> _Exercise details_:
Your copy should be exact, beginning at the line containing "Output the Python" and ending at the line containing "from bokeh.resources import INLINE", with both lines kept and every picture dropped.

> _Data for this task_:
########
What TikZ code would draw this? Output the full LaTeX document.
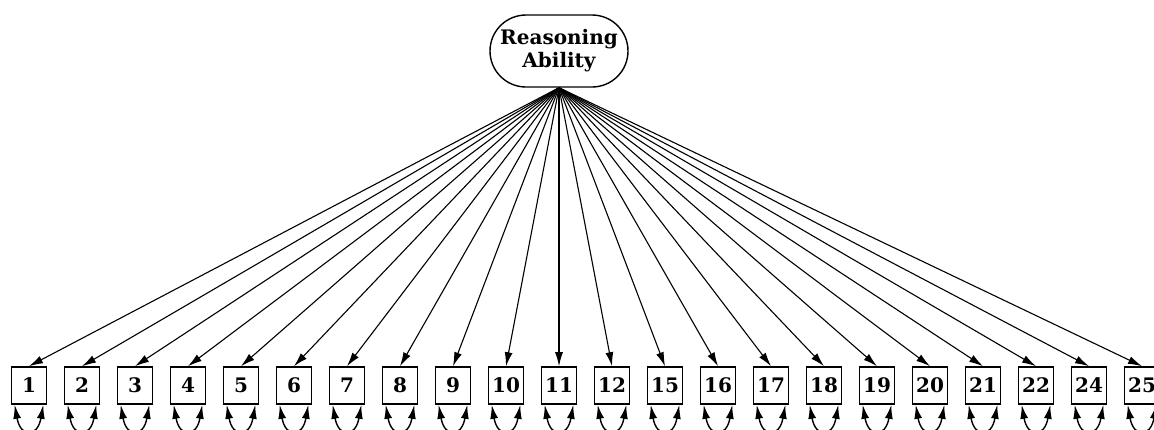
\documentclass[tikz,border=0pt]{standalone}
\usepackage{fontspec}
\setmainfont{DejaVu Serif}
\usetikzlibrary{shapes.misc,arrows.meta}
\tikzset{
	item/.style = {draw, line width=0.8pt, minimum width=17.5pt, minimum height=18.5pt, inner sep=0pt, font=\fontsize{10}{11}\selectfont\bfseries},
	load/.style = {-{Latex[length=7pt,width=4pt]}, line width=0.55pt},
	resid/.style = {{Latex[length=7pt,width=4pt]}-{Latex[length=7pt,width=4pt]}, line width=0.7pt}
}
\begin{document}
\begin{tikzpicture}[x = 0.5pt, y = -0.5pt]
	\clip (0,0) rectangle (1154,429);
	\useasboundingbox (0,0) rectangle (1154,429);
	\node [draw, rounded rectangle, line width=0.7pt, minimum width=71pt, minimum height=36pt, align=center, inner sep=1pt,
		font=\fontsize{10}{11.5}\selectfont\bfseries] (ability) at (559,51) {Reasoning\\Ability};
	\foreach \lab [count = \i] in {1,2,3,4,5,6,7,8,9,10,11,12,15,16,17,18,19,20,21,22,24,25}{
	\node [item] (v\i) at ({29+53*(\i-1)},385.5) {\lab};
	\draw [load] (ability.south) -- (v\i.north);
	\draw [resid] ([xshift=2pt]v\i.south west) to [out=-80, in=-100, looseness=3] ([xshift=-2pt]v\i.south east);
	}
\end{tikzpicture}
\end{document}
########
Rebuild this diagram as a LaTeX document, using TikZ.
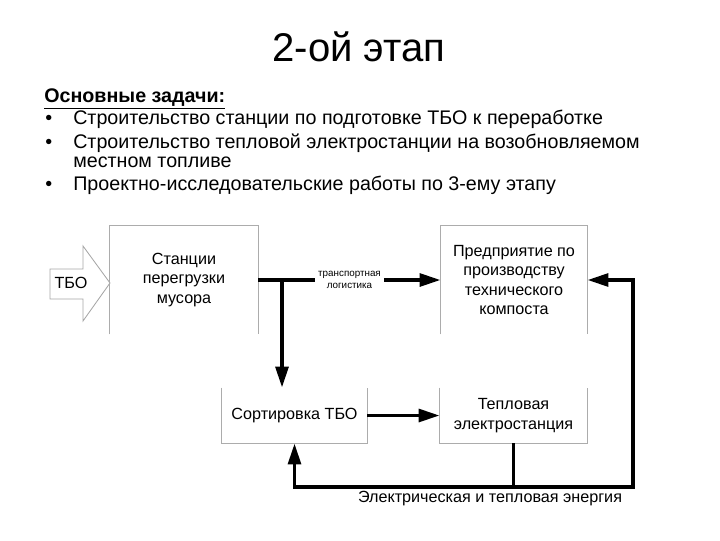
########
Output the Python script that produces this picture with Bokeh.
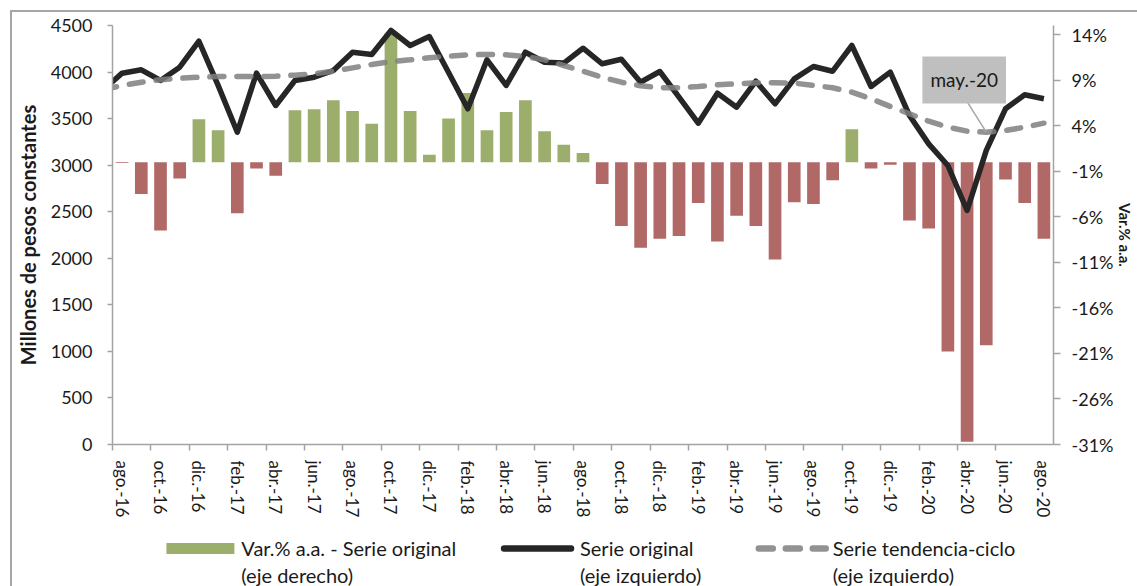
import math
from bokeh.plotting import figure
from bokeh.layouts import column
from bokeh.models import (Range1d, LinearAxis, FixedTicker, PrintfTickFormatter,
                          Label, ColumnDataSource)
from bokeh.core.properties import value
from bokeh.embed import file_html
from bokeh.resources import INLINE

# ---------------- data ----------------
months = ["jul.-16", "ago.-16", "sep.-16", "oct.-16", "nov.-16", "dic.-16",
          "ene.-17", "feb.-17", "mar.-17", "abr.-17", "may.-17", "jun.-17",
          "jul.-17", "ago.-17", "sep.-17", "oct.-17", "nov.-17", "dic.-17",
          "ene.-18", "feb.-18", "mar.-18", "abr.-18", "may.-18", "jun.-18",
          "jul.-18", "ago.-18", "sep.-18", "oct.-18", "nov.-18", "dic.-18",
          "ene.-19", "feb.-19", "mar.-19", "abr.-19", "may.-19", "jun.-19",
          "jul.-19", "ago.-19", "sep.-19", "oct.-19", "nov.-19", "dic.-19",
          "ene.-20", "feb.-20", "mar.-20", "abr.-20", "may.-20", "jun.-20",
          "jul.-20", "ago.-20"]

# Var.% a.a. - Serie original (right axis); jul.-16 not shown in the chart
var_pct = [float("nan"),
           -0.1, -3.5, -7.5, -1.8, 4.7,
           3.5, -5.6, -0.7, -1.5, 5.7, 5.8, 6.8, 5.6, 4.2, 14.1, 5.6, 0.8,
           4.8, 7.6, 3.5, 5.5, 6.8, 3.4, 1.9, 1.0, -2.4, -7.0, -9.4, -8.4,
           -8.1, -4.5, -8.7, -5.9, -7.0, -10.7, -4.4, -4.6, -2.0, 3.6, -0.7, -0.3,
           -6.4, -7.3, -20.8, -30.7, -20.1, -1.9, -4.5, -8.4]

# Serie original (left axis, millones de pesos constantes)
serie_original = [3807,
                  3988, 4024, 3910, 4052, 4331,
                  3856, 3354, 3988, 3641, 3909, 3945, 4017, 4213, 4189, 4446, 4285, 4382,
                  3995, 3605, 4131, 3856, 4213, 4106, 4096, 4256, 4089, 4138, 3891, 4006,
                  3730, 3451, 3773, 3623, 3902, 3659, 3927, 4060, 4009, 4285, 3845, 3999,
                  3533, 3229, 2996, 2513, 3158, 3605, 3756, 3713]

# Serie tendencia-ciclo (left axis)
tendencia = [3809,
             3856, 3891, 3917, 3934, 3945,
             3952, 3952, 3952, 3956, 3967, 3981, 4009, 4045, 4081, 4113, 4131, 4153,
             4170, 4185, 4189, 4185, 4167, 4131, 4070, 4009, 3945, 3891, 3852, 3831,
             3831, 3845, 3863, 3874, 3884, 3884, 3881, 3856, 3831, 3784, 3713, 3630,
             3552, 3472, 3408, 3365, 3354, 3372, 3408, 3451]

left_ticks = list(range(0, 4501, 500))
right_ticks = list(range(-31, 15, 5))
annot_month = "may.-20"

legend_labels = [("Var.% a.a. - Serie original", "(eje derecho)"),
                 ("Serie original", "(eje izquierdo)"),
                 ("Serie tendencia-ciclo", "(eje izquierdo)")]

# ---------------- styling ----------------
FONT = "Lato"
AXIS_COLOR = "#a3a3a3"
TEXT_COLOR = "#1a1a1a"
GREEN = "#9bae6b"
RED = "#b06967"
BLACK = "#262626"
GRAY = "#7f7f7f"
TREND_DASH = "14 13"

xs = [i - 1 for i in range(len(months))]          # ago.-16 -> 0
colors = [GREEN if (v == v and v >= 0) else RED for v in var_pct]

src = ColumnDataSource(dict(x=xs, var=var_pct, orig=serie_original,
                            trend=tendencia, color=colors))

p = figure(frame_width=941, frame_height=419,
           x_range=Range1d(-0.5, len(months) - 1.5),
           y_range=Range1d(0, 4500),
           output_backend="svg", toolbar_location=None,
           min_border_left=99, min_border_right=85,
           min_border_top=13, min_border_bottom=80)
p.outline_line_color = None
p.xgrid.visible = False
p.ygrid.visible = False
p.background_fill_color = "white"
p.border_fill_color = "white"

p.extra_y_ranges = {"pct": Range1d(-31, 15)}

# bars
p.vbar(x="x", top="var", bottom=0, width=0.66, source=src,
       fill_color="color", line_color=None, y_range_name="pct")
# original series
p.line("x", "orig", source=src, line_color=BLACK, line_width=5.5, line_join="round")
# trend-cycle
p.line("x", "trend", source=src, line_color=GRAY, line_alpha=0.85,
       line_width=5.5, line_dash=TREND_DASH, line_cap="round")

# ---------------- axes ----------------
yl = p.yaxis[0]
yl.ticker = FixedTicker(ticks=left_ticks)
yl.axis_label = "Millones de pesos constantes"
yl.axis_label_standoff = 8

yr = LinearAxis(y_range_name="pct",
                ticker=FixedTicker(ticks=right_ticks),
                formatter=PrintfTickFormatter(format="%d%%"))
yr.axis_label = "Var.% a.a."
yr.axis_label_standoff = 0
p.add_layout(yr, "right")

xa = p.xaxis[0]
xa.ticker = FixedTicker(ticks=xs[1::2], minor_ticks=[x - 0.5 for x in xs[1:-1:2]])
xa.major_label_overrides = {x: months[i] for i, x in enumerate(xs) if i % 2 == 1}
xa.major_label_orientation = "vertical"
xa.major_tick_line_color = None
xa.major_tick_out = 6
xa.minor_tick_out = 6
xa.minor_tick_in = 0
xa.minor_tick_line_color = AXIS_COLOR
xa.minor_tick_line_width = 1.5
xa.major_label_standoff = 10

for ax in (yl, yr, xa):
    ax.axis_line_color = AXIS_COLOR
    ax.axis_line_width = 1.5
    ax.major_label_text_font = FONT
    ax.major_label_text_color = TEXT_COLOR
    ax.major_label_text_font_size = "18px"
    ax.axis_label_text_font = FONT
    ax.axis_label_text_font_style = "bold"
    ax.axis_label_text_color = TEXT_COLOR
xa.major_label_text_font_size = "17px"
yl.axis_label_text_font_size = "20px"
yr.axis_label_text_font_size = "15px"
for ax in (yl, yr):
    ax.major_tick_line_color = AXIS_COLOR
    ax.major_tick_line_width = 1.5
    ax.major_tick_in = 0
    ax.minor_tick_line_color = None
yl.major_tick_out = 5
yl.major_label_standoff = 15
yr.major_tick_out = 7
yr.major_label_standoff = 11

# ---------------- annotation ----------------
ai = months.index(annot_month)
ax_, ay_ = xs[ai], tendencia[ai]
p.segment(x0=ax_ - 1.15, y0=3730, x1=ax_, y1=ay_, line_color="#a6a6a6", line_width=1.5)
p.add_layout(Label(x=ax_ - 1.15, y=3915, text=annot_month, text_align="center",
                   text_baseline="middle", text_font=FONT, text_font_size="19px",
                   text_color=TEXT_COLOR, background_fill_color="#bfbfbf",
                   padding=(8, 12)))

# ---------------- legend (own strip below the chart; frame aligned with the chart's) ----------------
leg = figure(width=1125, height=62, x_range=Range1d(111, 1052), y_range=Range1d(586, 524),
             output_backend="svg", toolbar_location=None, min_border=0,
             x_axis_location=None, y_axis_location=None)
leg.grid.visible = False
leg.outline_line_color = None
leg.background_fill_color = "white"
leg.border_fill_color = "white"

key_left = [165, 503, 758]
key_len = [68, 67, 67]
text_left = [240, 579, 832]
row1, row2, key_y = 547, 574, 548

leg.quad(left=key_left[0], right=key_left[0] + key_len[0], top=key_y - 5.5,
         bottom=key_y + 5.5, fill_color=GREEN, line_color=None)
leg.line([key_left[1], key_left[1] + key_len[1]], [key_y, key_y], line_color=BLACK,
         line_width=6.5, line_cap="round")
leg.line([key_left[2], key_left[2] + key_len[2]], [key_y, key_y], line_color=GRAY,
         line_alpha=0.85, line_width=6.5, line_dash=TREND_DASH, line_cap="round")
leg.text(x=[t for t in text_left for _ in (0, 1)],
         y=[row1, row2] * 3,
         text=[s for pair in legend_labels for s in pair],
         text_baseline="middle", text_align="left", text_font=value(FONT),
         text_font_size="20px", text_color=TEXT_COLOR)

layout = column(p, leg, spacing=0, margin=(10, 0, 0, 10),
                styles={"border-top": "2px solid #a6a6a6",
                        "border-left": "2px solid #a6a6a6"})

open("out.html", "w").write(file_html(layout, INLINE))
########
> _Result_:
Output the Python script that produces this picture with Bokeh.
import math
from bokeh.plotting import figure
from bokeh.layouts import column
from bokeh.models import (Range1d, LinearAxis, FixedTicker, PrintfTickFormatter,
                          Label, ColumnDataSource)
from bokeh.core.properties import value
from bokeh.embed import file_html
from bokeh.resources import INLINE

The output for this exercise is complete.